Da un rapido excursus sulle traduzioni in altre lingue, in considerazione della collocazione geografica dell’attività di Sidonio, emerge che si sono sviluppati in area francese i primi tentativi di traduzione dell’intera sua opera, poi seguiti dalla traduzione di I.F. Grégoire e F.Z. Collombet (1836) e ancora da quella di E. Baret (1887). Alcuni anni dopo (1916) O.M. Dalton tradusse in inglese le epistole, corredando il suo lavoro di una attenta ricostruzione storica dei secoli V e VI. Non passarono molti anni e, sempre in lingua inglese, fu pubblicata, per la Loeb Classical Library, la traduzione di W.B. Anderson (1936): un lavoro ancora oggi imprescindibile per la persuasiva esegesi proposta dall’autore dei luoghi più controversi del testo. Altri contributi sono stati prodotti da A. Loyen nel 1970 con una pregevole traduzione francese e da Helga Köhler con la prima traduzione tedesca integrale dell’epistolario, tradotto anche in lingua catalana da J. Bellès.

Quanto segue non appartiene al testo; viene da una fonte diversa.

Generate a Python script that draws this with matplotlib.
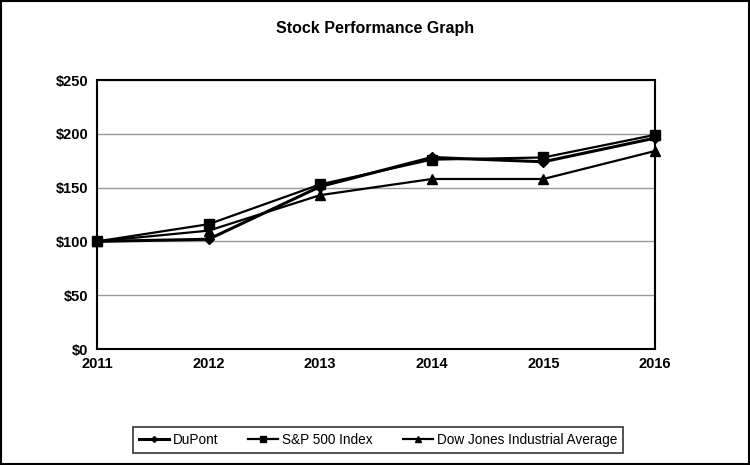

La prima traduzione italiana dell’epistolario di Sidonio Apollinare

La prima traduzione italiana, appena pubblicata nella Collana di Testi Patristici di Città Nuova Editrice, si inserisce nel progetto internazionale di ricerche su Sidonio Apollinare nel XXI secolo (SAxxi) promosso dall’Università di Amsterdam e coordinato da G. Kelly e J.A. van Waarden. La traduzione è basata sul testo critico di Loyen cui ho talvolta apportato qualche limitata modifica nella punteggiatura, che comunque non incide sull’esegesi dei vari contesti. Invece, come già anticipato, ho seguito sempre le proposte di datazione delle lettere avanzate da Loyen che hanno il pregio di fondarsi sui riferimenti cronologici (spesso molto scarsi) presenti nell’epistolario, nonché sui Realien contenuti nelle sue note di commento.

Per la traduzione ho cercato di attenermi il più strettamente possibile al dettato del testo latino, destreggiandomi tra gli intricati giochi di parole tipici dello stile di Sidonio. Fin dove la lingua italiana lo permetteva, anche a costo di rendere talvolta meno fluida la traduzione, ho altresì mantenuto le continue paronomasie così care a Sidonio e in genere volte a mettere in evidenza significati opposti. Altro problema che si è cercato di risolvere – come credo – con buon senso è quello della continua alternanza tra il tu e il vos, che non è limitata alla diversità dei rapporti tra Sidonio e i destinatari ma sussiste anche nell’ambito della medesima lettera. In ragione della fedeltà al testo tràdito la scelta è stata quella di mantenere nella traduzione, in linea di massima, questo che si configura come un tratto caratteristico dei corrispondenti tardoantichi. 

In conformità con le norme della collana in cui è inserito questo volume la bibliografia si limita a registrare solo le opere e i contributi di carattere generale. Per un aggiornamento più completo si può fare riferimento al sito dedicato a Sidonio, curato da J.A. van Waarden, ormai imprescindibile strumento di lavoro per questi studi.

Concludendo, quale testimonianza più attendibile ci potrebbe essere delle difficoltà di penetrare e trasporre in altra lingua lo stile sidoniano attraverso i suoi lambiccati giochi di parole se non quella di un suo quasi contemporaneo come Ruricio (epist. 26), che preferisce affidare al figlio di Sidonio l’impresa dell’esegesi?